■ **What this task involves**:
Leave the pictures out and quote every line from the start of the listing to the line with "minimum width=133pt, minimum", inclusive.

■ **Provided data**:
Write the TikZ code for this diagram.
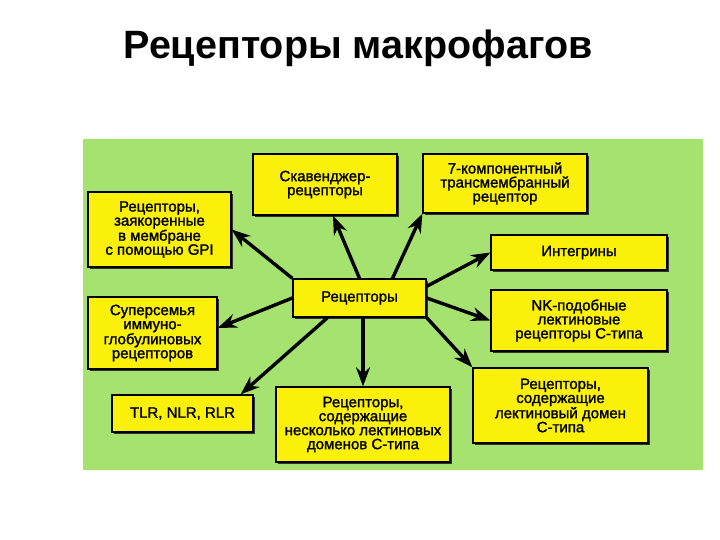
\documentclass[tikz,border=0pt]{standalone}
\usepackage{fontspec}
\setmainfont{Liberation Sans}
\newfontface\boxfont{Liberation Sans}[FakeBold=1.5]
\usetikzlibrary{arrows.meta,shadows}

\definecolor{panelgreen}{RGB}{166,226,112}
\definecolor{boxyellow}{RGB}{250,240,10}

\begin{document}
\begin{tikzpicture}[x=1pt, y=-1pt, every node/.style={font=\boxfont\fontsize{15}{14}\selectfont}]
    \tikzset{block/.style={rectangle, draw, line width=1.3pt, fill=boxyellow, align=center, inner sep=0pt,
        drop shadow={shadow xshift=2pt, shadow yshift=-2pt, fill=black!80, opacity=1}}}
    \tikzset{line/.style={draw, -{Stealth[length=19pt, width=14pt]}, line width=3.4pt}}

    \useasboundingbox [fill=white] (0,0) rectangle (720,540);
    \fill [panelgreen] (83,139) rectangle (703,470);

    % Title
    \node [font=\bfseries\fontsize{39.5}{42}\selectfont, anchor=base] (title) at (358,59) {Рецепторы макрофагов};

    % Upper row
    \node [block, minimum width=144pt, minimum height=61pt] (scav) at (325,184.5) {Скавенджер-\\рецепторы};
    \node [block, minimum width=164pt, minimum height=59pt] (seven) at (505,183.5) {7-компонентный\\трансмембранный\\рецептор};
    \node [block, minimum width=143pt, minimum height=75pt] (gpi) at (159.5,229.5) {Рецепторы,\\заякоренные\\в мембране\\с помощью GPI};
    \node [block, minimum width=176pt, minimum height=35pt] (integ) at (579,252.5) {Интегрины};

    % Centre
    \node [block, minimum width=133pt, minimum height=38pt] (rec) at (359.5,298) {Рецепторы};

    % Lower row
    \node [block, minimum width=129pt, minimum height=72pt] (ig) at (152.5,333) {Суперсемья\\иммуно-\\глобулиновых\\рецепторов};
    \node [block, minimum width=176pt, minimum height=61pt] (nk) at (579,320.5) {NK-подобные\\лектиновые\\рецепторы С-типа};
    \node [block, minimum width=141pt, minimum height=37pt] (tlr) at (182.5,413.5) {TLR, NLR, RLR};
    \node [block, minimum width=174pt, minimum height=75pt] (multi) at (363,424.5) {Рецепторы,\\содержащие\\несколько лектиновых\\доменов С-типа};
    \node [block, minimum width=175pt, minimum height=75pt] (lect) at (560.5,405.5) {Рецепторы,\\содержащие\\лектиновый домен\\С-типа};

    \path [line] (rec.north) -- ([xshift=8pt]scav.south);
    \path [line] ([xshift=33pt]rec.north) -- (seven.south west);
    \path [line] (rec.north west) -- (gpi.east);
    \path [line] ([yshift=-8pt]rec.north east) -- (integ.west);
    \path [line] (rec.east) -- (nk.west);
    \path [line] (rec.south east) -- (lect.north west);
    \path [line] (multi.north |- rec.south) -- (multi.north);
    \path [line] ([xshift=-32pt]rec.south) -- ([xshift=-13pt]tlr.north east);
    \path [line] (rec.west) -- ([yshift=5pt]ig.east);
\end{tikzpicture}
\end{document}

■ **Exercise result**:
Write the TikZ code for this diagram.
\documentclass[tikz,border=0pt]{standalone}
\usepackage{fontspec}
\setmainfont{Liberation Sans}
\newfontface\boxfont{Liberation Sans}[FakeBold=1.5]
\usetikzlibrary{arrows.meta,shadows}

\definecolor{panelgreen}{RGB}{166,226,112}
\definecolor{boxyellow}{RGB}{250,240,10}

\begin{document}
\begin{tikzpicture}[x=1pt, y=-1pt, every node/.style={font=\boxfont\fontsize{15}{14}\selectfont}]
    \tikzset{block/.style={rectangle, draw, line width=1.3pt, fill=boxyellow, align=center, inner sep=0pt,
        drop shadow={shadow xshift=2pt, shadow yshift=-2pt, fill=black!80, opacity=1}}}
    \tikzset{line/.style={draw, -{Stealth[length=19pt, width=14pt]}, line width=3.4pt}}

    \useasboundingbox [fill=white] (0,0) rectangle (720,540);
    \fill [panelgreen] (83,139) rectangle (703,470);

    % Title
    \node [font=\bfseries\fontsize{39.5}{42}\selectfont, anchor=base] (title) at (358,59) {Рецепторы макрофагов};

    % Upper row
    \node [block, minimum width=144pt, minimum height=61pt] (scav) at (325,184.5) {Скавенджер-\\рецепторы};
    \node [block, minimum width=164pt, minimum height=59pt] (seven) at (505,183.5) {7-компонентный\\трансмембранный\\рецептор};
    \node [block, minimum width=143pt, minimum height=75pt] (gpi) at (159.5,229.5) {Рецепторы,\\заякоренные\\в мембране\\с помощью GPI};
    \node [block, minimum width=176pt, minimum height=35pt] (integ) at (579,252.5) {Интегрины};

    % Centre
    \node [block, minimum width=133pt, minimum height=38pt] (rec) at (359.5,298) {Рецепторы};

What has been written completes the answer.